Читать книгу Escritos sobre la mesa - Mariano García - Страница 15
ОглавлениеJ.M.G. Le Clézio
En lata y en polvo
Conozco el hambre, la sentí. De niño, al final de la guerra, estaba entre los que corrían por la carretera al lado de los camiones de los estadounidenses y tendía las manos para atrapar las barras de chicle, el chocolate, los paquetes de pan que los soldados tiraban al voleo. De niño tenía tal necesidad de grasa que tomaba el aceite de las latas de sardinas y lamía con delicia la cuchara de aceite de hígado de bacalao que mi abuela me daba para fortalecerme. Tenía tal necesidad de sal que, en la cocina, comía del frasco, a dos manos, los cristales de sal gris.
De niño, probé por primera vez el pan blanco. No era la hogaza del panadero, ese pan negruzco más que parduzco, hecho con harina pasada y aserrín que estuvo a punto de matarme cuando tenía tres años. Era un pan cuadrado, hecho en un molde con harina enriquecida, liviano, oloroso, de miga tan blanca como el papel en el que escribo.
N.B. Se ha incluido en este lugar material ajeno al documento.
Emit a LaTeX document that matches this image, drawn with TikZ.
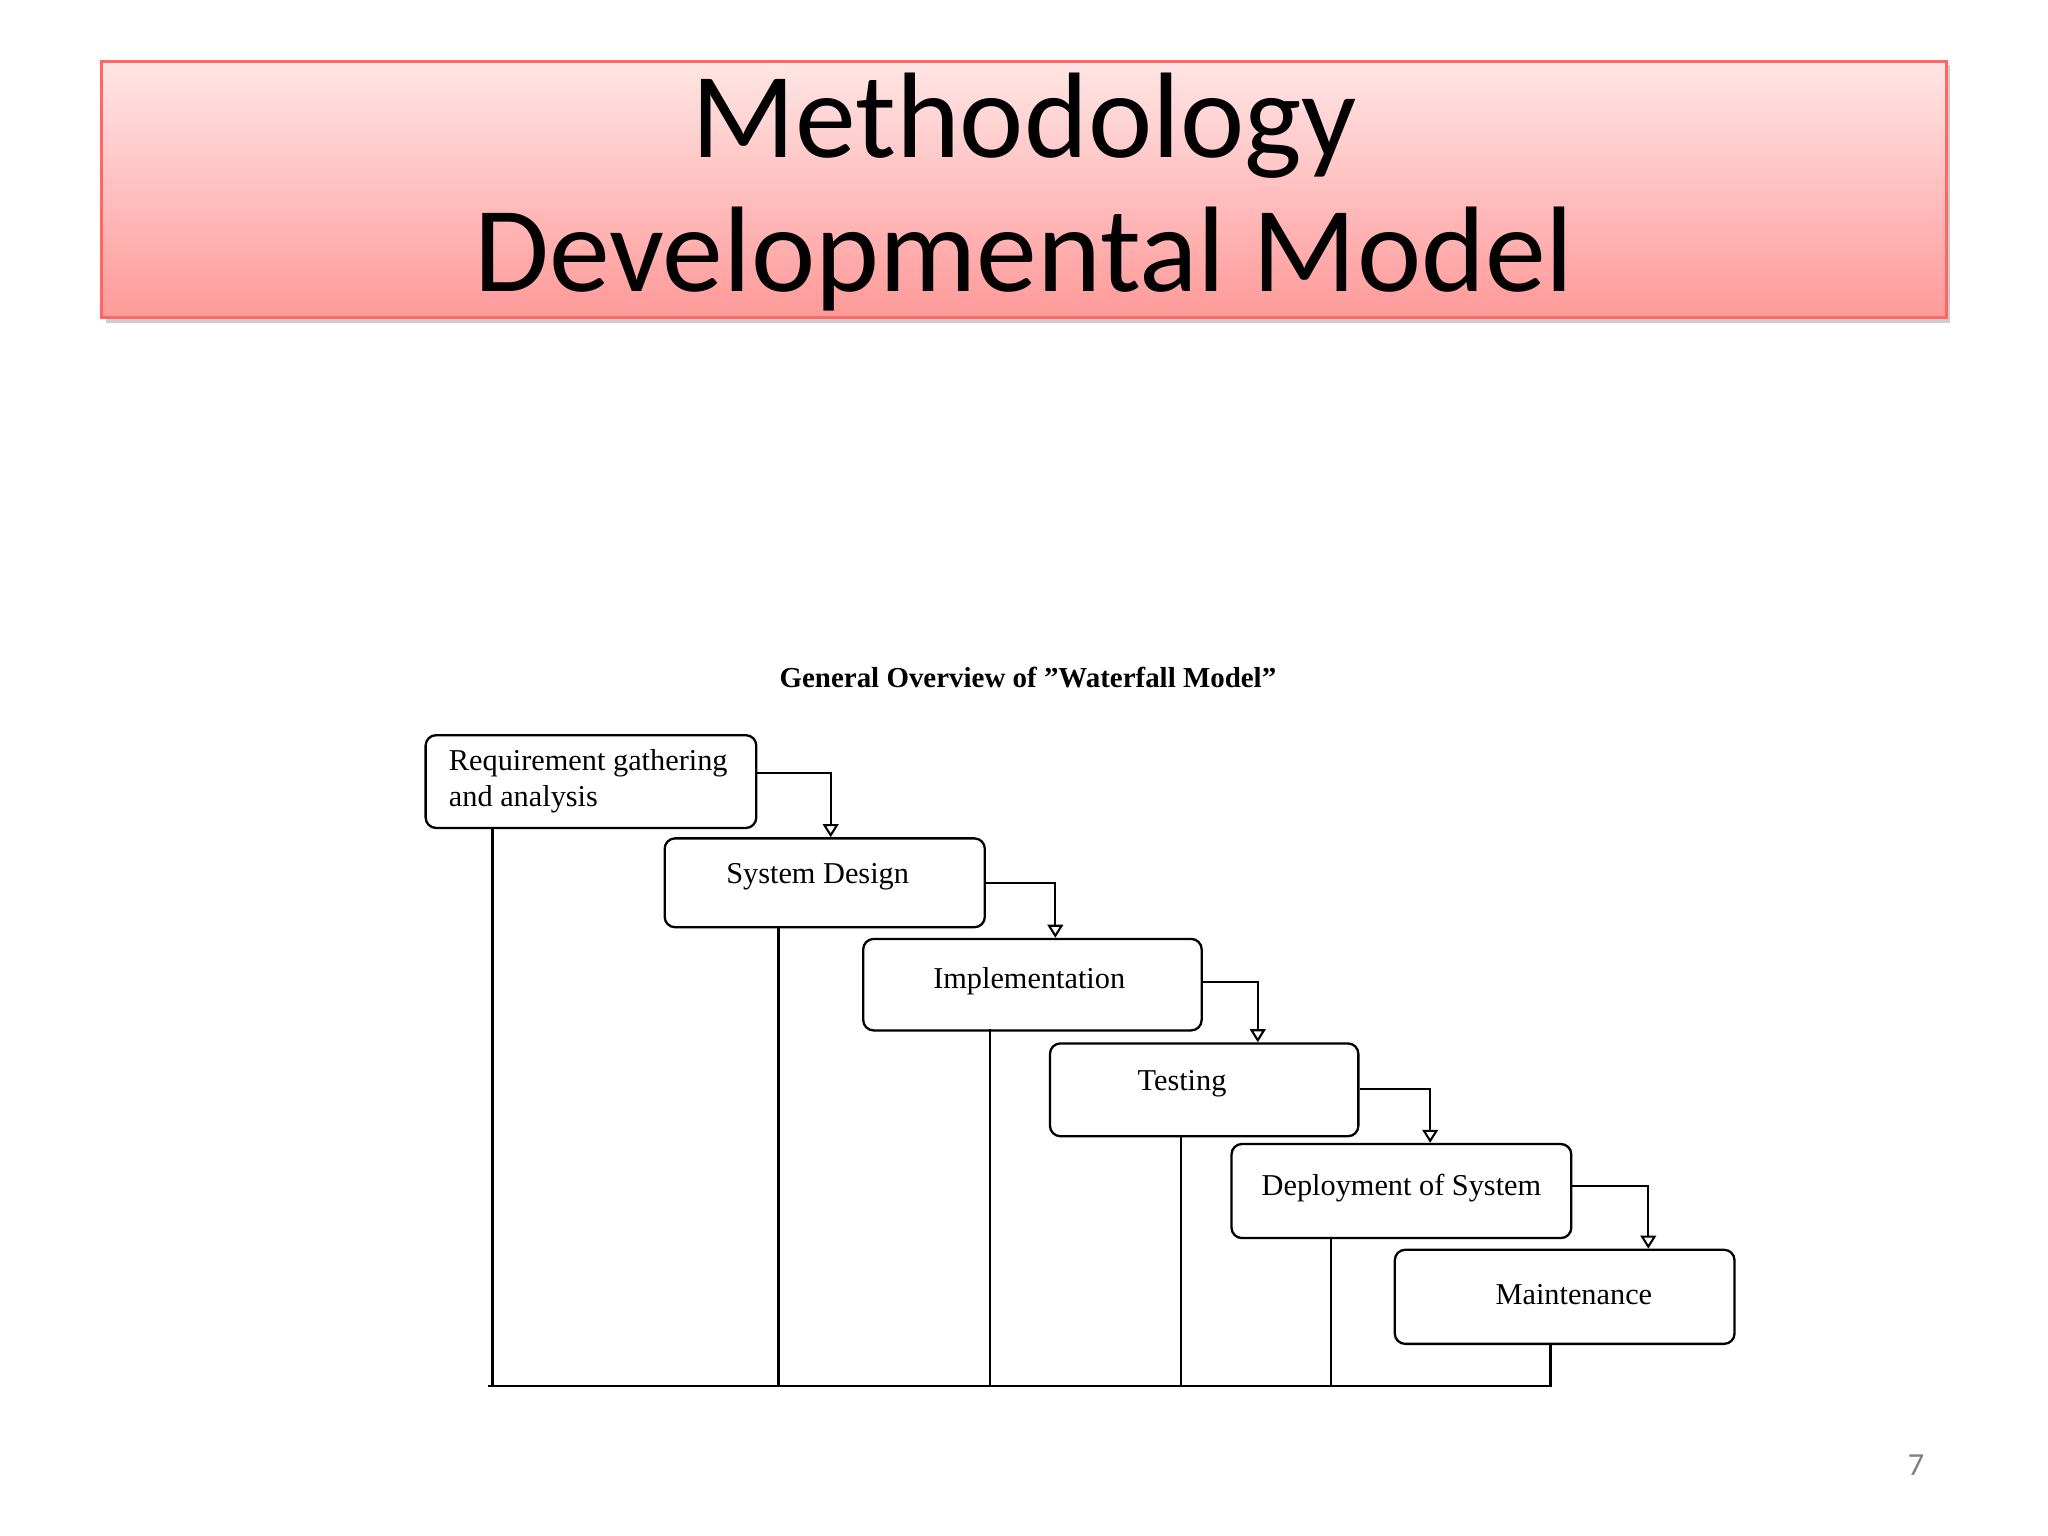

Y al escribirlo siento que se me hace agua la boca, como si no hubiera pasado el tiempo y estuviera directamente unido a mi infancia. La rebanada de pan que se deshace, nebulosa, que hundo en mi boca y que, apenas trago, pido más, más, y si mi abuela no lo pusiera en el armario cerrado con llave, podría terminarlo en un momento, hasta sentirme mal. Sin duda, nada me ha satisfecho igual, nada saboreé después que me haya calmado a tal punto el hambre, que me haya saciado hasta ese punto.
Como el Spam estadounidense. Mucho tiempo después aún conservaba las latas de metal cortadas con abrelatas para hacer con ellas navíos de guerra que pintaba cuidadosamente de gris. La pasta rosada que contenían, envuelta en gelatina, de gusto un poco jabonoso, me llenaba de felicidad. Su olor a carne fresca, la fina película de grasa que la pasta dejaba en mi lengua y que cubría el fondo de mi garganta. Más tarde, para los otros, para los que no conocieron el hambre, esa pasta debió ser sinónimo de horror, de comida para pobres. Volví a encontrarlo veinticinco años más tarde en México, en Belice, en los negocios de Chetumal, de Felipe Carrillo Puerto, y de Orange Walk. Allí se llamaba carne del diablo. El mismo Spam en su lata azul adornada con una imagen que muestra la carne en rodajas sobre una hoja de ensalada verde.
También la leche Carnation. Sin duda, distribuida en los centros de la Cruz Roja, en grandes latas cilíndricas decoradas con un clavel rojo. Para mí, durante mucho tiempo fue la dulzura misma, la dulzura y la riqueza. Saco el polvo blanco a cucharadas y lo lamo hasta ahogarme. También en esto puedo hablar de felicidad. Después, ninguna crema, ningún postre me hizo más feliz. Era cálido, compacto, apenas salado, rechinaba en mis dientes y mis encías, corría como un líquido espeso por mi garganta.
Esa hambre está en mí. No puedo olvidarla. Pone una luz aguda que me impide olvidar mi infancia. Sin duda, sin ella no habría conservado ninguna memoria de esa época, de esos años tan largos, donde faltaba de todo. Ser feliz es no tener que recordar. ¿Fui desdichado? No lo sé. Simplemente recuerdo que un día me desperté y conocí por fin la maravilla de las sensaciones saciadas. Con ese pan demasiado blanco, demasiado dulce, con olor demasiado rico, ese aceite de pescado que corre por mi garganta, esas cucharadas de leche en polvo que forman una pasta en el fondo de mi boca, contra mi lengua, fue cuando comencé a vivir. Salí de los años grises y entré en la luz. Era libre. Existía.
La música del hambre (2008)
J.M.G. Le Clézio (1940). Escritor francés, reciente ganador del Premio Nobel, es originario de una familia de Bretaña emigrada a la isla de Mauricio, en el Océano Índico, hacia el siglo XVIII. Le Clézio es un gran viajero; su sensible obra cuenta con más de treinta volúmenes, entre ellos, El africano y el aquí citado La música del hambre.